> **What is asked**
Pull out every line below holding the word "matplotlib".

> **Material**
- - - - - - -

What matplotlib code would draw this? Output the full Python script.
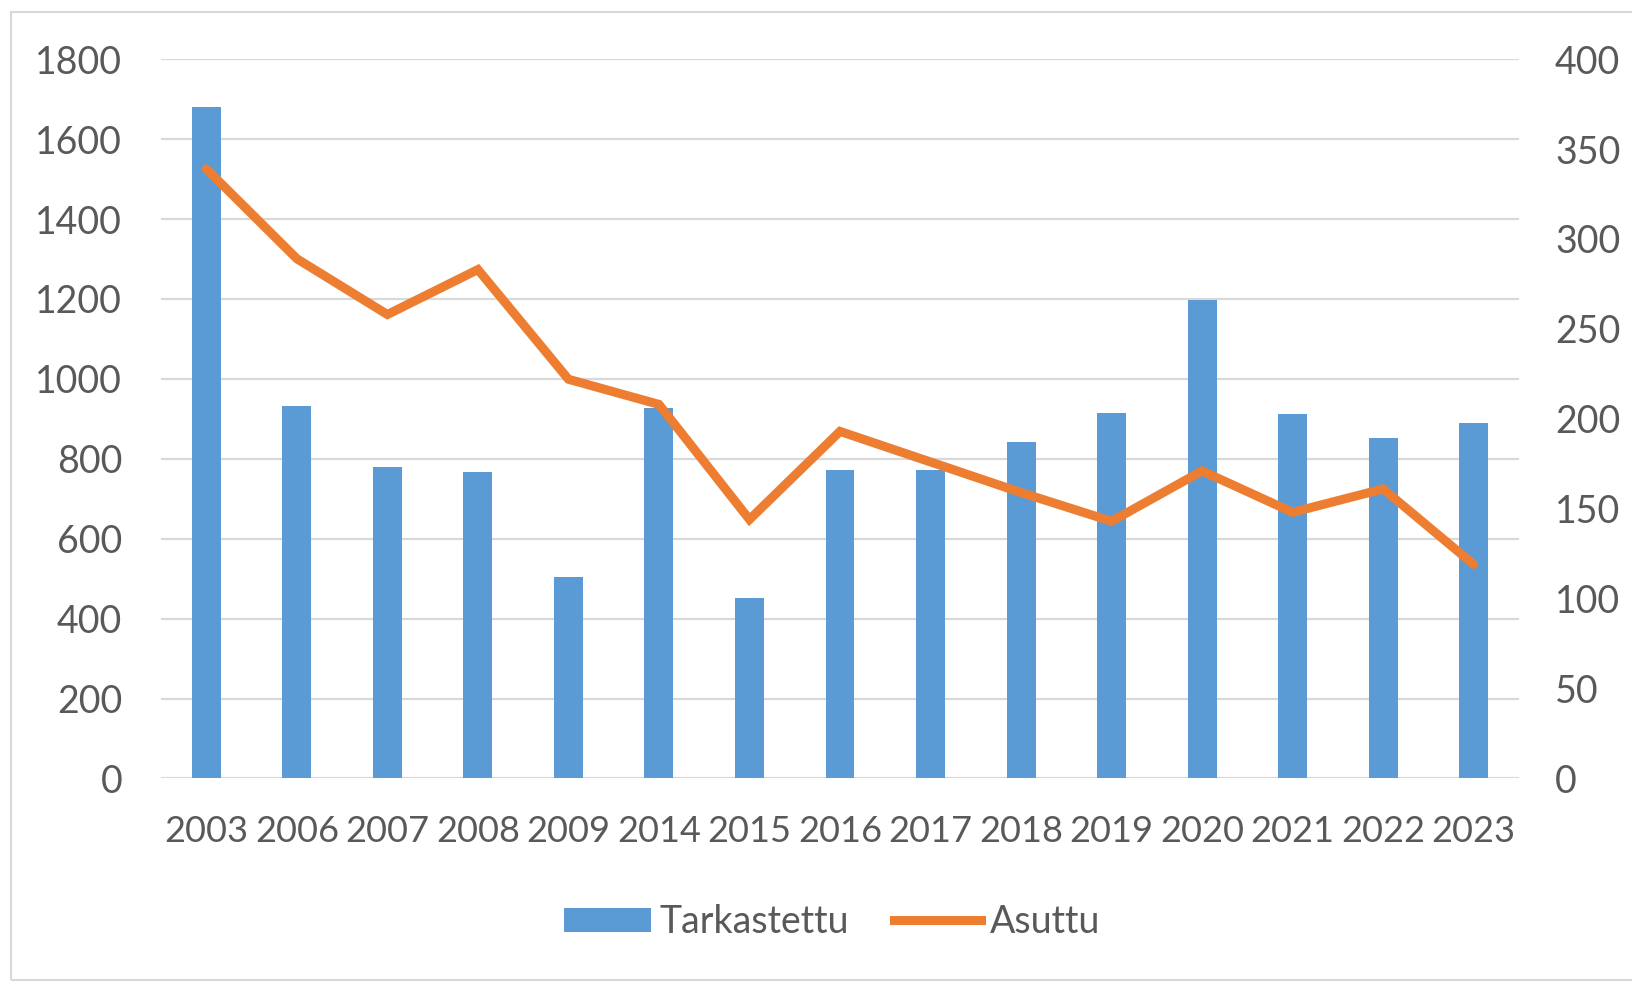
import matplotlib
matplotlib.use("Agg")
import matplotlib.pyplot as plt
from matplotlib.patches import Rectangle
from matplotlib.lines import Line2D
from matplotlib.patches import Patch

years = ["2003", "2006", "2007", "2008", "2009", "2014", "2015", "2016",
         "2017", "2018", "2019", "2020", "2021", "2022", "2023"]
tarkastettu = [1680, 932, 780, 768, 503, 926, 452, 771, 771, 843, 915, 1197, 911, 851, 889]
asuttu = [339, 289, 258, 283, 222, 208, 144, 193, 176, 159, 143, 171, 148, 161, 119]
left_ticks = [0, 200, 400, 600, 800, 1000, 1200, 1400, 1600, 1800]
right_ticks = [0, 50, 100, 150, 200, 250, 300, 350, 400]

BLUE = "#5B9BD5"
ORANGE = "#ED7D31"
GRID = "#D9D9D9"
TXT = "#595959"
FONT = ["Lato", "DejaVu Sans"]
plt.rcParams["font.family"] = FONT

fig = plt.figure(figsize=(16.32, 9.86), dpi=100)
ax = fig.add_axes([0.0987, 0.2105, 0.832, 0.7295])
ax2 = ax.twinx()

x = list(range(len(years)))
ax.bar(x, tarkastettu, width=0.32, color=BLUE, zorder=2)
ax2.plot(x, asuttu, color=ORANGE, lw=6.5, solid_capstyle="round", solid_joinstyle="miter", zorder=3)

ax.set_xlim(-0.5, len(years) - 0.5)
ax.set_ylim(0, 1800)
ax2.set_ylim(0, 400)
ax.set_yticks(left_ticks)
ax2.set_yticks(right_ticks)
ax.set_xticks(x)
ax.set_xticklabels(years)

ax.grid(axis="y", color=GRID, lw=1.6, zorder=0)
ax.set_axisbelow(True)
for a in (ax, ax2):
    for s in a.spines.values():
        s.set_visible(False)
    a.tick_params(length=0, labelsize=27, labelcolor=TXT)
ax.tick_params(axis="y", pad=28)
ax.tick_params(axis="x", pad=26)
ax2.tick_params(axis="y", pad=26)
for lbl in ax.get_xticklabels():
    lbl.set_fontsize(26)

handles = [Patch(facecolor=BLUE, edgecolor="none"),
           Line2D([0], [0], color=ORANGE, lw=6.5)]
fig.legend(handles, ["Tarkastettu", "Asuttu"], loc="center",
           bbox_to_anchor=(0.51, 0.065), ncol=2, frameon=False,
           fontsize=27, labelcolor=TXT, handlelength=2.3, handleheight=0.6,
           handletextpad=0.25, columnspacing=1.2)

fig.add_artist(Rectangle((0.007, 0.006), 1.2, 0.982, transform=fig.transFigure,
                         fill=False, edgecolor="#D8D8D8", lw=1.5))

fig.savefig("out.png", dpi=100)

- - - - - - -

> **Correct response**
What matplotlib code would draw this? Output the full Python script.
import matplotlib
matplotlib.use("Agg")
import matplotlib.pyplot as plt
from matplotlib.patches import Rectangle
from matplotlib.lines import Line2D
from matplotlib.patches import Patch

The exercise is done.